Mrs. Moore is an elderly British widower who has accompanied Adela during the trip from England to India. She is the mother of the British magistrate that the younger woman has come to visit. Mrs. Moore is a lifelong British subject who has reached the endpoint of caring, having lived her life for her children with a feminine stiff upper lip. In somewhat delicate health, the trip has been a major sacrifice for Mrs. Moore, but she has done her escort duty. Because of her end of life situation and active life review, she is open to the spiritual aspect of Indian life that is so different from her British structured religious beliefs. Unlike Adela, Mrs. Moore is willing to open herself to Eastern thoughts and beliefs with a substantial lowering of psychological defenses. She seeks answers to the question, what is the meaning of her life of service to her family that cost her own freedom and dignity? Specifically, when can she stop taking responsibility for others and come to some meaningful resolution of the doubts about her life decisions? When faced with negative conclusions during her life review, she embraces a delusion of a tolerable, structured life and begins a journey back to her British home.

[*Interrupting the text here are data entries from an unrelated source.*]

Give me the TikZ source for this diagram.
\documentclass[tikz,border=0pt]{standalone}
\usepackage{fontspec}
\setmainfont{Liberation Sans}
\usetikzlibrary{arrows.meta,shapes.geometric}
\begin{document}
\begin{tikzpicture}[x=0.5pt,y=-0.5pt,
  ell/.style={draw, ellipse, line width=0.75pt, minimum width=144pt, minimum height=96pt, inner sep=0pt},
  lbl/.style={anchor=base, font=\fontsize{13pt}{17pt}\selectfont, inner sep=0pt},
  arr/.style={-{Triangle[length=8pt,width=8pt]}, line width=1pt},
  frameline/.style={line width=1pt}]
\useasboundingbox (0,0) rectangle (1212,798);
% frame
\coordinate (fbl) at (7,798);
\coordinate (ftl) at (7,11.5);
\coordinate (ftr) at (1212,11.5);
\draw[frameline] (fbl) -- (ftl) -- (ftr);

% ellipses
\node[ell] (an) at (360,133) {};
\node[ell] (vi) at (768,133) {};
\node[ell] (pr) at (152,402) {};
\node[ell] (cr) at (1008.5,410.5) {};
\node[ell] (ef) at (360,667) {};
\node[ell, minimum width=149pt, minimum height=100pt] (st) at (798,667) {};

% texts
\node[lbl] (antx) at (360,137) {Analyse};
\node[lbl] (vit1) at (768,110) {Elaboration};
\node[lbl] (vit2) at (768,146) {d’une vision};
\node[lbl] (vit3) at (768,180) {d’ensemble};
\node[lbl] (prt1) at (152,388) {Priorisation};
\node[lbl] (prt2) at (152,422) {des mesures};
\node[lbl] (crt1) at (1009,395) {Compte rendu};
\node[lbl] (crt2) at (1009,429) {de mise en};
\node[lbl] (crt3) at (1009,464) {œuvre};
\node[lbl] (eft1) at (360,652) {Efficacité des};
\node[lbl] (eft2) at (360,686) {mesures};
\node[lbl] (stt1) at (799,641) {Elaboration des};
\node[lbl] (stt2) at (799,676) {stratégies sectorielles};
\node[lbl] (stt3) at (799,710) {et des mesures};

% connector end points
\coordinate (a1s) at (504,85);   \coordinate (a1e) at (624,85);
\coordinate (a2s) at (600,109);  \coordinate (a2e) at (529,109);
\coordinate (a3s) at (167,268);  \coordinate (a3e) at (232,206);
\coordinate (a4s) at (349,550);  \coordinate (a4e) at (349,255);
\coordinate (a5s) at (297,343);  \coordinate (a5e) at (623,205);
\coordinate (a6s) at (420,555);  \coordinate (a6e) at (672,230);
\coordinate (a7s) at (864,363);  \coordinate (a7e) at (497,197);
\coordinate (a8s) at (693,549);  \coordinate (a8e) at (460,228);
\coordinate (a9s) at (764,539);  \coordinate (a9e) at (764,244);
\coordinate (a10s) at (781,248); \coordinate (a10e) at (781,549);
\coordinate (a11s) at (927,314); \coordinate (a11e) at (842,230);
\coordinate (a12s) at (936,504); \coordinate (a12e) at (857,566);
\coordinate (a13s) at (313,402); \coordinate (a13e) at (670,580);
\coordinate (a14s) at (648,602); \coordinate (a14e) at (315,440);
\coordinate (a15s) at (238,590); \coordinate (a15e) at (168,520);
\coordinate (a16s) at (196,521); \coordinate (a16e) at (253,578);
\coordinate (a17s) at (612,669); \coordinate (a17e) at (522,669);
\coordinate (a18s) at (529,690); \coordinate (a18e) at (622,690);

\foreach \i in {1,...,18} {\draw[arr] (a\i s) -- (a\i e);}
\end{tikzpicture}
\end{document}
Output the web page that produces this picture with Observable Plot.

I highly recommend this novel (Forster's last published work of fiction) for readers who want to examine their own depth of understanding of life and their tolerance of the lives of others in chaotic times. An interesting experience I had reading the novel was an illusive desire to live during the early decades of the 20th Century in India to see how I would react personally to a rapidly changing world perspective. Of course, parallel, dramatic cultural challenges exist in the U. S. today, but perhaps we are too close in time to the effects of the challenges to develop the comprehensive point of view presented in A Passage to India.